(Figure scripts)
------------------------------------------------------------

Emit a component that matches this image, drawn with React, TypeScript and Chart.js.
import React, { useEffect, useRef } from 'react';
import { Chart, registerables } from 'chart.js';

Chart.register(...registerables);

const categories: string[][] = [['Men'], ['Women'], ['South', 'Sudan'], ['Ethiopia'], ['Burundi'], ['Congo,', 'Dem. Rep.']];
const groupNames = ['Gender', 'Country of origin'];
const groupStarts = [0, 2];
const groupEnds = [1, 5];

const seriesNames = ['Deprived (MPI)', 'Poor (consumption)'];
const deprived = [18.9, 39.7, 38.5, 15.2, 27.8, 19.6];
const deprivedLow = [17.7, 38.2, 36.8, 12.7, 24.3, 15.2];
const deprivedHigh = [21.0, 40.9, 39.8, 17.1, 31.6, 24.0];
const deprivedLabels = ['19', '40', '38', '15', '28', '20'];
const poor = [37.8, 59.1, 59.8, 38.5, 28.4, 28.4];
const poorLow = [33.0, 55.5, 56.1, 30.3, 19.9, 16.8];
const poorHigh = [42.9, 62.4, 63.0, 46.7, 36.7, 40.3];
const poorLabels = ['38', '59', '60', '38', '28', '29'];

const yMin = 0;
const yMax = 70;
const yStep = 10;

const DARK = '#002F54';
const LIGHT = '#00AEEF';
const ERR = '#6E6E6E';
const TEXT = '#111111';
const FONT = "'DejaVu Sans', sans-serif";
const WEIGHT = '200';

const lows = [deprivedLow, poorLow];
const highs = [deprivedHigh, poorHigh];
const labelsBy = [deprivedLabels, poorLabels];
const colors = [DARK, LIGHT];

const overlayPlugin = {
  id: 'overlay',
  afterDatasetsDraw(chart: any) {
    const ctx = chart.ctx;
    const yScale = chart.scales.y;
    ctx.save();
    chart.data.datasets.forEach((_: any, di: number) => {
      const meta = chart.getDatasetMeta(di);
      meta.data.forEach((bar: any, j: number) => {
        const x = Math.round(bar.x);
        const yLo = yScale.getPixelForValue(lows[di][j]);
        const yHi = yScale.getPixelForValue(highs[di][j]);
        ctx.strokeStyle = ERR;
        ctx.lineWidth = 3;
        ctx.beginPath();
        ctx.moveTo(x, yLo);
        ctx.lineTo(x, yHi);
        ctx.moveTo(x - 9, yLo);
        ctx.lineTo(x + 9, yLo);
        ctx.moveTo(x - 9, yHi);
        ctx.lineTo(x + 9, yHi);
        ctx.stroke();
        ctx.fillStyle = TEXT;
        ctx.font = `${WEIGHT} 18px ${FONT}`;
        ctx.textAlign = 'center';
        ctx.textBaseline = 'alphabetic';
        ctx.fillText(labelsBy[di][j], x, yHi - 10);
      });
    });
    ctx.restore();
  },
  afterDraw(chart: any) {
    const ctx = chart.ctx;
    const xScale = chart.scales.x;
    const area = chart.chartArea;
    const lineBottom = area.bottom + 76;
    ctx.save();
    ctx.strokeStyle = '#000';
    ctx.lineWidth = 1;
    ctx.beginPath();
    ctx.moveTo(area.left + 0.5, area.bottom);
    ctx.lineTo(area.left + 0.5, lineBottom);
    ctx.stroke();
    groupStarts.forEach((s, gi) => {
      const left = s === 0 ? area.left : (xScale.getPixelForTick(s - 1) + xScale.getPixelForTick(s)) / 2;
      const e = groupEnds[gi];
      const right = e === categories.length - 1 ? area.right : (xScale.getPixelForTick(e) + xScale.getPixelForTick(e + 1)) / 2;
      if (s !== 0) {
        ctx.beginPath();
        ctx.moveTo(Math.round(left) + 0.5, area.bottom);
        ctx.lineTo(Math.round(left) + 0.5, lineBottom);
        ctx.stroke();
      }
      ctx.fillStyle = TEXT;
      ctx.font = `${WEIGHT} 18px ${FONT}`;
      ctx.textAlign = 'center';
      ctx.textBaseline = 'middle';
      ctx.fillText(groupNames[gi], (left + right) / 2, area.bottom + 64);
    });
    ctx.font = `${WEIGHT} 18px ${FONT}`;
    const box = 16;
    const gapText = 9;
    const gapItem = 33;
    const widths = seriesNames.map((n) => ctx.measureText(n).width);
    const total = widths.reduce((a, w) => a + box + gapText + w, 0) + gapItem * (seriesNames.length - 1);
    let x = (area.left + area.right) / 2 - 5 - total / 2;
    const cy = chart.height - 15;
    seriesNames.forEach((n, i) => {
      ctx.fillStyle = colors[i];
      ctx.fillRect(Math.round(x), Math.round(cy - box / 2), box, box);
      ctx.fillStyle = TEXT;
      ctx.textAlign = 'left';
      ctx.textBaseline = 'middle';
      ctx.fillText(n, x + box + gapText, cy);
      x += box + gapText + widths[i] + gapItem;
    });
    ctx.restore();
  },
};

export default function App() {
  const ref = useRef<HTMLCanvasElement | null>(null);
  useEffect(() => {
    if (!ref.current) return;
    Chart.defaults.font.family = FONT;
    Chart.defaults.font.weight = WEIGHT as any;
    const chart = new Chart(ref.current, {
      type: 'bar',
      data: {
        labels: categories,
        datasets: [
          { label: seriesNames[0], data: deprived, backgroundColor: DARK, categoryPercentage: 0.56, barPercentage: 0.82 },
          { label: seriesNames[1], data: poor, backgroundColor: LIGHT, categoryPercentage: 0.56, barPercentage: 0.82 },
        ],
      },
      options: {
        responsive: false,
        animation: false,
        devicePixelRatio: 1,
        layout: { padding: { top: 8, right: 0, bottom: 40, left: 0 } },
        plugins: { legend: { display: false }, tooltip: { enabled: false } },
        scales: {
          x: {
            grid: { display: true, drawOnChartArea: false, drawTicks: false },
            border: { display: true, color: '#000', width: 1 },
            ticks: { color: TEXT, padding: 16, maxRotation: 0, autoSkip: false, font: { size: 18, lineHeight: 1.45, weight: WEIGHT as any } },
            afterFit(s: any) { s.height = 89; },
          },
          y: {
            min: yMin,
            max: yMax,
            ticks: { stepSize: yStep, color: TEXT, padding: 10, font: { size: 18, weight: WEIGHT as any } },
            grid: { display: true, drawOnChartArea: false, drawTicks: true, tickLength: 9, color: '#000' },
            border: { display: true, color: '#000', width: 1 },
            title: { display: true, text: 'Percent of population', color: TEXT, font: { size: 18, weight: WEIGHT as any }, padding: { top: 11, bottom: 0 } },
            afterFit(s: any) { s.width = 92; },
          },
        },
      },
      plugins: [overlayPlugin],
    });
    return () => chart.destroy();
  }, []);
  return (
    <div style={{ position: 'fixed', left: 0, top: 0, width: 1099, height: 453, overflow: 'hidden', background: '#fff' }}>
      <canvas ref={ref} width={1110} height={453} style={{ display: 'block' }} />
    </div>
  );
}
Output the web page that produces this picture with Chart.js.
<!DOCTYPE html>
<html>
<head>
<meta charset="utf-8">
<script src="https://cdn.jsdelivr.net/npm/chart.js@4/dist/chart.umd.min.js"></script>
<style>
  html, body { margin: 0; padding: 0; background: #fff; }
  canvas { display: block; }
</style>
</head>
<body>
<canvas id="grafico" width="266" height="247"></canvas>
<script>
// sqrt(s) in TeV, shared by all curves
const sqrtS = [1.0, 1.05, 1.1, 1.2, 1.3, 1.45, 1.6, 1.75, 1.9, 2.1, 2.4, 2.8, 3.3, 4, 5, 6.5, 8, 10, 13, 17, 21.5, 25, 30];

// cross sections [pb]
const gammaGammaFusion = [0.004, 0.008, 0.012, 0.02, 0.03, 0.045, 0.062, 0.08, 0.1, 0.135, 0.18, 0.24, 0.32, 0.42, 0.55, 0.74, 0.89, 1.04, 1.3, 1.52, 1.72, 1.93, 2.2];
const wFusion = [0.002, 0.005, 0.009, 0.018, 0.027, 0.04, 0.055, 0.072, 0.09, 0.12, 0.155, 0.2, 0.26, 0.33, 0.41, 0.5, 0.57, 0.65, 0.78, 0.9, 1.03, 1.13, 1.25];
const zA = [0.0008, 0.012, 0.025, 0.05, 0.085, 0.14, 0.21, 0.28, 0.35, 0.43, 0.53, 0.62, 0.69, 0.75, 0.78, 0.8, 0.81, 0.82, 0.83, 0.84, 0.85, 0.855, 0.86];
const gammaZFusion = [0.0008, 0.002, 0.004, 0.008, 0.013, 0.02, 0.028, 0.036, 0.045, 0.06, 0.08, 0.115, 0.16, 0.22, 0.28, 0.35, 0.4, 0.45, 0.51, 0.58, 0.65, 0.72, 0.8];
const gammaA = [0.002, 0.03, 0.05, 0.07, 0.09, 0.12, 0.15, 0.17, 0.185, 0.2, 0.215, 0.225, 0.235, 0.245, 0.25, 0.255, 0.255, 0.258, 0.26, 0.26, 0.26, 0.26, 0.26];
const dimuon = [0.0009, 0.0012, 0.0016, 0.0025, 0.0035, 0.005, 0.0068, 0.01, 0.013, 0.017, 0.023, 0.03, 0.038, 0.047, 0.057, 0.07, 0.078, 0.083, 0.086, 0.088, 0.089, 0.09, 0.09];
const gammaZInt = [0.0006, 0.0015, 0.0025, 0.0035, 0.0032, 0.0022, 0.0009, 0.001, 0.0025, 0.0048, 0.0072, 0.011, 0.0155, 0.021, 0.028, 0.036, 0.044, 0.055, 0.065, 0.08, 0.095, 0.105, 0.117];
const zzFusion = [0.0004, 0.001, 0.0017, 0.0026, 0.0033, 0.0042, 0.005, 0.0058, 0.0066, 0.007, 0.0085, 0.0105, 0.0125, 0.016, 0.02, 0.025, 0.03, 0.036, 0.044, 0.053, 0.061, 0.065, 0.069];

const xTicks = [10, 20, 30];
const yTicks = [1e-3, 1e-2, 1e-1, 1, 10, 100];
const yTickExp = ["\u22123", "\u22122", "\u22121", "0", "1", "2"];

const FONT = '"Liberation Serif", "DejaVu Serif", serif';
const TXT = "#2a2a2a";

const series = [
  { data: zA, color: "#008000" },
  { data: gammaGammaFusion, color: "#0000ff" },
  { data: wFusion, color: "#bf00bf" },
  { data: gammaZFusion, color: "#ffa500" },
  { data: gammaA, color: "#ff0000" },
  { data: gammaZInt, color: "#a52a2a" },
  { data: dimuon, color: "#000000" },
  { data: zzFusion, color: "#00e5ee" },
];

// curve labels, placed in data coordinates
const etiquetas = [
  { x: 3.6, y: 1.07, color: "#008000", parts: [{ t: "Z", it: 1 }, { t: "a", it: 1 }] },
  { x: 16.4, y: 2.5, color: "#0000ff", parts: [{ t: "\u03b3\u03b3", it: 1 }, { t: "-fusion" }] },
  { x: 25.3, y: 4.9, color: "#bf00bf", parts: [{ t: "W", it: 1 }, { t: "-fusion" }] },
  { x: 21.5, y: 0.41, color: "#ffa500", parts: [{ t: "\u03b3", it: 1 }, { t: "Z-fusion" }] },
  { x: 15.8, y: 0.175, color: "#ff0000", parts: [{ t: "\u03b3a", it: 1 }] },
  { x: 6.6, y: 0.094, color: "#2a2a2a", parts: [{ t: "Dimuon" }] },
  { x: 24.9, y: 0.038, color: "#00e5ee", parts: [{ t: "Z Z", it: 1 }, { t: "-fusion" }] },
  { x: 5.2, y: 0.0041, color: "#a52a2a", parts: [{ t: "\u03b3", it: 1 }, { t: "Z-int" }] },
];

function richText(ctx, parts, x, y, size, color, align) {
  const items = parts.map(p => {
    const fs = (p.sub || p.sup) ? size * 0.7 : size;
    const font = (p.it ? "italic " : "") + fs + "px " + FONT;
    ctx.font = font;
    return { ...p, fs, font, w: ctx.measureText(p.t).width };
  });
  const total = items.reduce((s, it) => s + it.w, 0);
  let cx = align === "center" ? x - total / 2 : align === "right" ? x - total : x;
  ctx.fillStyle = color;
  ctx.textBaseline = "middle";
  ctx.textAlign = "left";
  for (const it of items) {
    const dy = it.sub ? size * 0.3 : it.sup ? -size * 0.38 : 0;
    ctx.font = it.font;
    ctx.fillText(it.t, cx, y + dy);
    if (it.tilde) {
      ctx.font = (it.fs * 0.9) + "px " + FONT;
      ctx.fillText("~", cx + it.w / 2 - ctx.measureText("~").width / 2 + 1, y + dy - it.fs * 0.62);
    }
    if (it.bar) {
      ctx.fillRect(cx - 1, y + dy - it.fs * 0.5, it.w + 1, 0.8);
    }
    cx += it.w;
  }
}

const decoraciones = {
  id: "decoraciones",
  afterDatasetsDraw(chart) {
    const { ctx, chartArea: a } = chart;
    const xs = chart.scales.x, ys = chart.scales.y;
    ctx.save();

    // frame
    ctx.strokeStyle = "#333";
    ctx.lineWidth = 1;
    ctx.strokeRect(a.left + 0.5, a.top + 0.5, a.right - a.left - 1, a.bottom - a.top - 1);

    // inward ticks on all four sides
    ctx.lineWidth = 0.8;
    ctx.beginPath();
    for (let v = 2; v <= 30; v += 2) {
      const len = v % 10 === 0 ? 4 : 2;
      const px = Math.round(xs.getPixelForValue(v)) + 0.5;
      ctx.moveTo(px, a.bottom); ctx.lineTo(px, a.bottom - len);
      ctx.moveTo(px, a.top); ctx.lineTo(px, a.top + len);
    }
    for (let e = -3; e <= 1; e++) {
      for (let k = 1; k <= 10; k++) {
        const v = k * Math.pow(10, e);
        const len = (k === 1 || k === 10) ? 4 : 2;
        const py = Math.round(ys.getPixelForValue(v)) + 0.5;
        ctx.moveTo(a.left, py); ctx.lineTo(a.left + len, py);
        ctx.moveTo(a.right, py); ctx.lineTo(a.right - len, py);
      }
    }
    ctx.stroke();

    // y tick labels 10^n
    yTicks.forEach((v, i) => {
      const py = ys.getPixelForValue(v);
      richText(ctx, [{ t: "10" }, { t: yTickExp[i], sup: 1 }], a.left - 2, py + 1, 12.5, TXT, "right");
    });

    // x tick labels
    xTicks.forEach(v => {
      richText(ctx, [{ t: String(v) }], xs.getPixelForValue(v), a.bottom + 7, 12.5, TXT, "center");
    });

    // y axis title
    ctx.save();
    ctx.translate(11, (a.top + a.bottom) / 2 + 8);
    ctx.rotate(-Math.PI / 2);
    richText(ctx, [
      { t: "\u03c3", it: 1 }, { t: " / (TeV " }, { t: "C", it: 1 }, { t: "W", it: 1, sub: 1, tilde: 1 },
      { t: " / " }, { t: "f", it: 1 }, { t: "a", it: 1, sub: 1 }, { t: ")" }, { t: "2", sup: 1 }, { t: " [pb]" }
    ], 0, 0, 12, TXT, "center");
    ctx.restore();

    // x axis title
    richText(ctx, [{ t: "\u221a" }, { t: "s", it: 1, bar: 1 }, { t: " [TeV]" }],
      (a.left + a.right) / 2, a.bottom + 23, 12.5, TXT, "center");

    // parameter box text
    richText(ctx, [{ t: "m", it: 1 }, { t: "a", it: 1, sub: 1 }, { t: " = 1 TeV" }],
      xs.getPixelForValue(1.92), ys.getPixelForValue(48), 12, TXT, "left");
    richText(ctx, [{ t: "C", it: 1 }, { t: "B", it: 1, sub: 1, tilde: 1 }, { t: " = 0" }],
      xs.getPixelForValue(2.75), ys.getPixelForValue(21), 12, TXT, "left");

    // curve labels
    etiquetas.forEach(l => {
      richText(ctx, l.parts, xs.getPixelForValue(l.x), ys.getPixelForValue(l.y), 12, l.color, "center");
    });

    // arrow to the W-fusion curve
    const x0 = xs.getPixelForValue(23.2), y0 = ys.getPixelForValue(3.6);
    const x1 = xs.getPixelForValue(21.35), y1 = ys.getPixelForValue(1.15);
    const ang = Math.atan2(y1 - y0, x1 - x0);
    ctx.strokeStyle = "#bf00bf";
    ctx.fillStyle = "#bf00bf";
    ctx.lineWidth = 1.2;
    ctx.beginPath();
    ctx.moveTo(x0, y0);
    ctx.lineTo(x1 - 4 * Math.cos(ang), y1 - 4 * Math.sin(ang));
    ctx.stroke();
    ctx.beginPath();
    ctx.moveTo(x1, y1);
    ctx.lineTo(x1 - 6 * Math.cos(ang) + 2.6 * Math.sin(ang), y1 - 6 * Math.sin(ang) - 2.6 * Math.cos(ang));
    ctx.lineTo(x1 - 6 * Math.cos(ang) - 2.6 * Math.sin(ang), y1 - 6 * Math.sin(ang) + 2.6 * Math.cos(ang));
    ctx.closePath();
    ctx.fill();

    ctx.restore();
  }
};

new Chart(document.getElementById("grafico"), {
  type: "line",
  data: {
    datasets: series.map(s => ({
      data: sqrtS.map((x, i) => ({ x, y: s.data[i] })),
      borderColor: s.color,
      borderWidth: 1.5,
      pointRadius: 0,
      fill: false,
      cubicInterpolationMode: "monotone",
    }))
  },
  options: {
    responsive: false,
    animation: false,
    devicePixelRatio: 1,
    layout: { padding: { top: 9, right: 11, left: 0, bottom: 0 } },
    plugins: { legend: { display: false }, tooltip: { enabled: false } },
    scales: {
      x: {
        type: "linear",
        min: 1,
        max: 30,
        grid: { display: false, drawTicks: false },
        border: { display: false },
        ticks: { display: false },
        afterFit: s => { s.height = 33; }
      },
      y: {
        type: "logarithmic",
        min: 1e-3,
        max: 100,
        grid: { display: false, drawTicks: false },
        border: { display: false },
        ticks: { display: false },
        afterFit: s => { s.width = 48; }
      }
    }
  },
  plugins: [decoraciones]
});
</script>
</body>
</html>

------------------------------------------------------------

§ **THE PROBLEM**: Return the lines above precisely as they appear, beginning at the first line and ending at the line with "const colors = [DARK, LIGHT];", and nothing after it.

§ **REPLY**:
Emit a component that matches this image, drawn with React, TypeScript and Chart.js.
import React, { useEffect, useRef } from 'react';
import { Chart, registerables } from 'chart.js';

Chart.register(...registerables);

const categories: string[][] = [['Men'], ['Women'], ['South', 'Sudan'], ['Ethiopia'], ['Burundi'], ['Congo,', 'Dem. Rep.']];
const groupNames = ['Gender', 'Country of origin'];
const groupStarts = [0, 2];
const groupEnds = [1, 5];

const seriesNames = ['Deprived (MPI)', 'Poor (consumption)'];
const deprived = [18.9, 39.7, 38.5, 15.2, 27.8, 19.6];
const deprivedLow = [17.7, 38.2, 36.8, 12.7, 24.3, 15.2];
const deprivedHigh = [21.0, 40.9, 39.8, 17.1, 31.6, 24.0];
const deprivedLabels = ['19', '40', '38', '15', '28', '20'];
const poor = [37.8, 59.1, 59.8, 38.5, 28.4, 28.4];
const poorLow = [33.0, 55.5, 56.1, 30.3, 19.9, 16.8];
const poorHigh = [42.9, 62.4, 63.0, 46.7, 36.7, 40.3];
const poorLabels = ['38', '59', '60', '38', '28', '29'];

const yMin = 0;
const yMax = 70;
const yStep = 10;

const DARK = '#002F54';
const LIGHT = '#00AEEF';
const ERR = '#6E6E6E';
const TEXT = '#111111';
const FONT = "'DejaVu Sans', sans-serif";
const WEIGHT = '200';

const lows = [deprivedLow, poorLow];
const highs = [deprivedHigh, poorHigh];
const labelsBy = [deprivedLabels, poorLabels];
const colors = [DARK, LIGHT];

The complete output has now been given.